Handling Errors in Chunked Streams
Error handling in chunked transfers differs from traditional requests. An error might occur after several chunks have been sent. The gateway must communicate this error without leaving the client in an ambiguous state.
Strategies include sending error markers in the stream, using HTTP trailers for status information, or sending a final chunk that contains error details. The choice depends on client capabilities and the streaming protocol in use.
Optimizing Chunk Size
Chunk size significantly impacts performance. Small chunks reduce latency but increase overhead from chunk headers and parsing. Large chunks improve throughput but delay the first byte. The optimal size depends on the use case and network conditions.

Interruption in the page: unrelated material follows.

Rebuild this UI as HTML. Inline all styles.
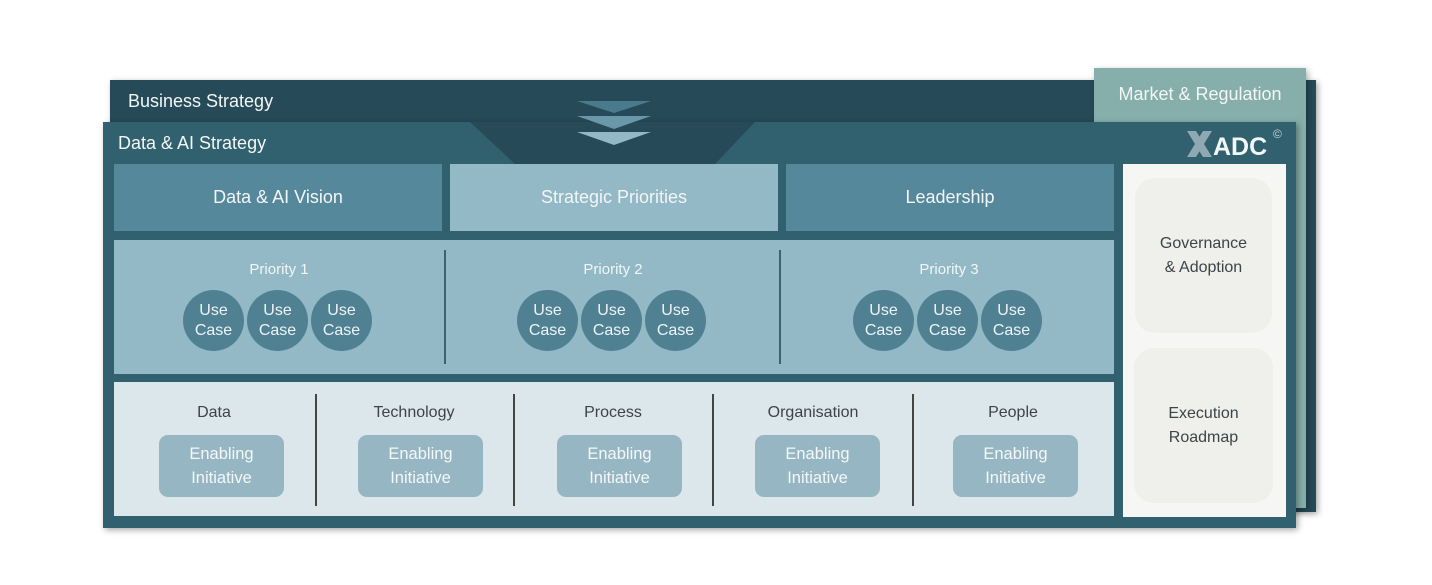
<!DOCTYPE html>
<html><head><meta charset="utf-8"><style>
body{margin:0;width:1432px;height:585px;background:#fff;position:relative;overflow:hidden;font-family:"Liberation Sans",sans-serif}
.a{position:absolute;box-sizing:border-box}
.c{display:flex;align-items:center;justify-content:center;text-align:center}
.w{color:#f2f6f7}
.d{color:#3d4448}
.circ{position:absolute;width:61px;height:61px;border-radius:50%;background:#4f8193;color:#eef4f6;font-size:16px;line-height:20px;display:flex;align-items:center;justify-content:center;text-align:center}
.en{position:absolute;width:125px;height:62px;top:435px;border-radius:9px;background:#97b6c3;color:#f4f8f9;font-size:16.5px;line-height:24px;display:flex;align-items:center;justify-content:center;text-align:center}
.lab{position:absolute;top:404px;width:160px;text-align:center;font-size:16px;color:#3d4448}
.vd{position:absolute;width:2px;background:#444}
</style></head><body>
<div class="a" style="left:110px;top:80px;width:1206px;height:432px;background:#264a57;box-shadow:2px 2px 6px rgba(0,0,0,.35)"></div>
<div class="a w" style="left:128px;top:91px;font-size:18px">Business Strategy</div>
<div class="a" style="left:1094px;top:68px;width:212px;height:440px;background:#86aeab;box-shadow:2px 2px 6px rgba(0,0,0,.3)"></div>
<div class="a w" style="left:1094px;top:84px;width:212px;text-align:center;font-size:18px">Market &amp; Regulation</div>
<div class="a" style="left:103px;top:122px;width:1193px;height:406px;background:#31606e;box-shadow:2px 2px 6px rgba(0,0,0,.35)"></div>
<svg class="a" style="left:0;top:0" width="1432" height="585">
<polygon points="470,122 755,122 715,164 515,164" fill="#264a57"/>
<polygon points="577,101 651,101 614,113" fill="#4a7b8c"/>
<polygon points="577,116 651,116 614,129" fill="#6b98a8"/>
<polygon points="577,132 651,132 614,145" fill="#93b8c6"/>
<g fill="#8fa9b2"><polygon points="1187,131 1196,131 1212,157 1203,157"/><polygon points="1203,131 1212,131 1196,157 1187,157"/></g>
<text x="1213" y="155" font-family="Liberation Sans" font-weight="bold" font-size="25" fill="#f4f7f8">ADC</text>
<text x="1273" y="138" font-family="Liberation Sans" font-size="12" fill="#c8d6da">©</text>
</svg>
<div class="a w" style="left:118px;top:133px;font-size:18px">Data &amp; AI Strategy</div>
<div class="a c w" style="left:114px;top:164px;width:328px;height:67px;background:#56889b;font-size:18px">Data &amp; AI Vision</div>
<div class="a c w" style="left:450px;top:164px;width:328px;height:67px;background:#93b8c6;font-size:18px">Strategic Priorities</div>
<div class="a c w" style="left:786px;top:164px;width:328px;height:67px;background:#56889b;font-size:18px">Leadership</div>
<div class="a" style="left:114px;top:240px;width:1000px;height:134px;background:#93b8c6"></div>
<div class="vd" style="left:444px;top:250px;height:114px;background:#3c6270"></div>
<div class="vd" style="left:779px;top:250px;height:114px;background:#3c6270"></div>
<div class="a w" style="left:179px;top:261px;width:200px;text-align:center;font-size:15px">Priority 1</div>
<div class="a w" style="left:513px;top:261px;width:200px;text-align:center;font-size:15px">Priority 2</div>
<div class="a w" style="left:849px;top:261px;width:200px;text-align:center;font-size:15px">Priority 3</div>
<div class="circ" style="left:183px;top:290px">Use<br>Case</div>
<div class="circ" style="left:247px;top:290px">Use<br>Case</div>
<div class="circ" style="left:311px;top:290px">Use<br>Case</div>
<div class="circ" style="left:517px;top:290px">Use<br>Case</div>
<div class="circ" style="left:581px;top:290px">Use<br>Case</div>
<div class="circ" style="left:645px;top:290px">Use<br>Case</div>
<div class="circ" style="left:853px;top:290px">Use<br>Case</div>
<div class="circ" style="left:917px;top:290px">Use<br>Case</div>
<div class="circ" style="left:981px;top:290px">Use<br>Case</div>
<div class="a" style="left:114px;top:382px;width:1000px;height:134px;background:#dbe7eb"></div>
<div class="vd" style="left:315px;top:394px;height:112px"></div>
<div class="vd" style="left:513px;top:394px;height:112px"></div>
<div class="vd" style="left:712px;top:394px;height:112px"></div>
<div class="vd" style="left:912px;top:394px;height:112px"></div>
<div class="lab" style="left:134px">Data</div>
<div class="lab" style="left:334px">Technology</div>
<div class="lab" style="left:533px">Process</div>
<div class="lab" style="left:733px">Organisation</div>
<div class="lab" style="left:933px">People</div>
<div class="en" style="left:159px">Enabling<br>Initiative</div>
<div class="en" style="left:358px">Enabling<br>Initiative</div>
<div class="en" style="left:557px">Enabling<br>Initiative</div>
<div class="en" style="left:755px">Enabling<br>Initiative</div>
<div class="en" style="left:953px">Enabling<br>Initiative</div>
<div class="a" style="left:1123px;top:164px;width:163px;height:353px;background:#f6f7f4"></div>
<div class="a c d" style="left:1135px;top:178px;width:137px;height:155px;background:#efefeb;border-radius:20px;font-size:16px;line-height:24px">Governance<br>&amp; Adoption</div>
<div class="a c d" style="left:1134px;top:348px;width:139px;height:155px;background:#efefeb;border-radius:20px;font-size:16px;line-height:24px">Execution<br>Roadmap</div>
</body></html>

- Interactive Applications: Use smaller chunks (1-4KB) to minimize perceived latency for real-time interactions
- File Downloads: Use larger chunks (16-64KB) to maximize throughput for bulk data transfer
- AI Streaming: Use adaptive chunking that balances token generation rate against network conditions
- Dynamic Adjustment: Monitor network conditions and adjust chunk size dynamically for optimal performance
Monitoring Chunked Transfers
Monitoring chunked transfers requires different metrics than traditional requests. Key measurements include chunk delivery rate, inter-chunk latency, and memory utilization per connection.

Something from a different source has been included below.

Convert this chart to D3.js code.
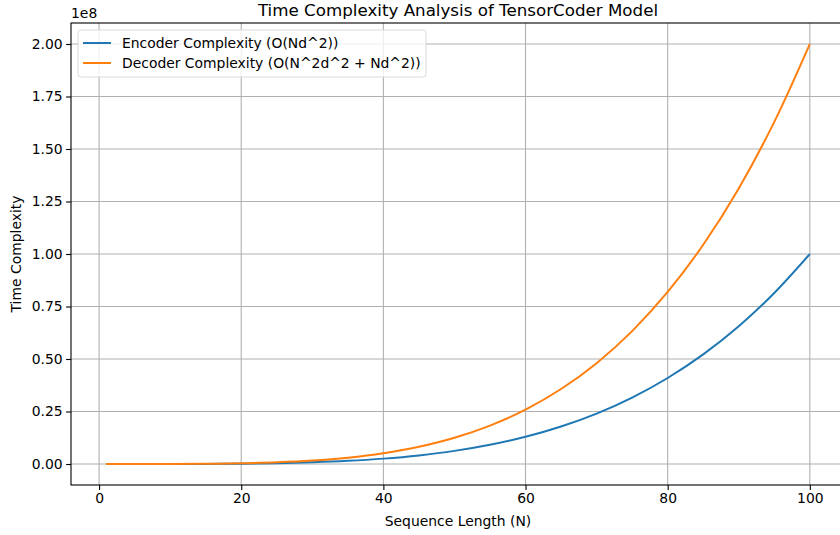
<!DOCTYPE html>
<html>
<head>
<meta charset="utf-8">
<script src="https://cdn.jsdelivr.net/npm/d3@7"></script>
<style>
  body { margin: 0; background: #fff; }
  svg { font-family: "DejaVu Sans", sans-serif; display: block; }
</style>
</head>
<body>
<svg id="chart" width="840" height="535"></svg>
<script>
// sequence lengths sampled along the x axis
const seqLength = [1, 5, 10, 15, 20, 25, 30, 35, 40, 45, 50, 55, 60, 65, 70, 75, 80, 85, 90, 95, 100];
// values, in units of 1e8
const encoder = [0, 0.0000, 0.0001, 0.0005, 0.0016, 0.0039, 0.0081, 0.0150, 0.0256, 0.0410, 0.0625,
  0.0915, 0.1296, 0.1785, 0.2401, 0.3164, 0.4096, 0.5220, 0.6561, 0.8145, 1.0000];
const decoder = [0, 0.0000, 0.0002, 0.0010, 0.0032, 0.0078, 0.0162, 0.0300, 0.0512, 0.0820, 0.1250,
  0.1830, 0.2592, 0.3570, 0.4802, 0.6328, 0.8192, 1.0440, 1.3122, 1.6290, 2.0000];
const xTicks = [0, 20, 40, 60, 80, 100];
const yTicks = [0, 0.25, 0.5, 0.75, 1.0, 1.25, 1.5, 1.75, 2.0];
const seriesNames = ["Encoder Complexity (O(Nd^2))", "Decoder Complexity (O(N^2d^2 + Nd^2))"];
const colors = ["#1f77b4", "#ff7f0e"];

const margin = { left: 71, top: 23, right: -5, bottom: 50 };
const width = 840, height = 535;
const fs = 13.9;

const svg = d3.select("#chart");

const x = d3.scaleLinear().domain([-3.95, 104.95]).range([margin.left, width - margin.right]);
const y = d3.scaleLinear().domain([-0.1, 2.1]).range([height - margin.bottom, margin.top]);

const plot = svg.append("g");

// grid
plot.append("g").selectAll("line").data(xTicks).enter().append("line")
  .attr("x1", d => x(d)).attr("x2", d => x(d))
  .attr("y1", y.range()[0]).attr("y2", y.range()[1])
  .attr("stroke", "#b0b0b0").attr("stroke-width", 1.1);
plot.append("g").selectAll("line").data(yTicks).enter().append("line")
  .attr("x1", x.range()[0]).attr("x2", x.range()[1])
  .attr("y1", d => y(d)).attr("y2", d => y(d))
  .attr("stroke", "#b0b0b0").attr("stroke-width", 1.1);

// lines
const series = [encoder, decoder];
const line = d3.line()
  .x((d, i) => x(seqLength[i]))
  .y(d => y(d))
  .curve(d3.curveMonotoneX);

series.forEach((s, k) => {
  plot.append("path")
    .datum(s)
    .attr("fill", "none")
    .attr("stroke", colors[k])
    .attr("stroke-width", 2)
    .attr("d", line);
});

// axes
const xAxis = svg.append("g")
  .attr("transform", `translate(0,${y.range()[0]})`)
  .call(d3.axisBottom(x).tickValues(xTicks).tickSize(4.9).tickPadding(3.5).tickFormat(d3.format("d")));
const yAxis = svg.append("g")
  .attr("transform", `translate(${x.range()[0]},0)`)
  .call(d3.axisLeft(y).tickValues(yTicks).tickSize(4.9).tickPadding(3.5).tickFormat(d3.format(".2f")));

[xAxis, yAxis].forEach(a => {
  a.selectAll("text").attr("font-size", fs).attr("fill", "#000").attr("font-family", "DejaVu Sans");
  a.selectAll(".tick line").attr("stroke", "#000").attr("stroke-width", 1.1);
  a.select(".domain").remove();
});

// frame
svg.append("rect")
  .attr("x", x.range()[0]).attr("y", y.range()[1])
  .attr("width", x.range()[1] - x.range()[0])
  .attr("height", y.range()[0] - y.range()[1])
  .attr("fill", "none").attr("stroke", "#000").attr("stroke-width", 1.1);

// offset text
svg.append("text")
  .attr("x", x.range()[0]).attr("y", 18)
  .attr("font-size", fs).text("1e8");

// title & labels
const cx = (x.range()[0] + x.range()[1]) / 2;
svg.append("text")
  .attr("x", cx).attr("y", 16)
  .attr("text-anchor", "middle").attr("font-size", 16.7)
  .text("Time Complexity Analysis of TensorCoder Model");
svg.append("text")
  .attr("x", cx).attr("y", 526)
  .attr("text-anchor", "middle").attr("font-size", fs)
  .text("Sequence Length (N)");
svg.append("text")
  .attr("transform", `translate(21,${(y.range()[0] + y.range()[1]) / 2}) rotate(-90)`)
  .attr("text-anchor", "middle").attr("font-size", fs)
  .text("Time Complexity");

// legend
const legend = svg.append("g").attr("transform", "translate(78,30)");
legend.append("rect")
  .attr("width", 348).attr("height", 47).attr("rx", 3)
  .attr("fill", "#fff").attr("fill-opacity", 0.8)
  .attr("stroke", "#d9d9d9").attr("stroke-width", 1);
seriesNames.forEach((name, i) => {
  const g = legend.append("g").attr("transform", `translate(0,${13 + i * 20})`);
  g.append("line").attr("x1", 5).attr("x2", 33).attr("stroke", colors[i]).attr("stroke-width", 2);
  g.append("text").attr("x", 44).attr("y", 4.5).attr("font-size", fs).text(name);
});
</script>
</body>
</html>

Best Practices for Implementation
- Prefer Streaming: Use chunked transfer by default for dynamic content and large payloads
- Limit Buffering: Configure strict memory limits to prevent resource exhaustion from slow clients
- Handle Timeouts: Set appropriate timeouts for both chunk arrival and client consumption
- Support Trailers: Implement HTTP trailers for sending metadata after stream completion
- Test Edge Cases: Verify behavior with very slow clients, large payloads, and network interruptions
Chunked transfer encoding enables API gateways to handle large, dynamic content efficiently. By processing and forwarding data in chunks rather than buffering complete responses, gateways can support streaming AI responses, large file transfers, and real-time data feeds with minimal memory overhead and optimal user experience.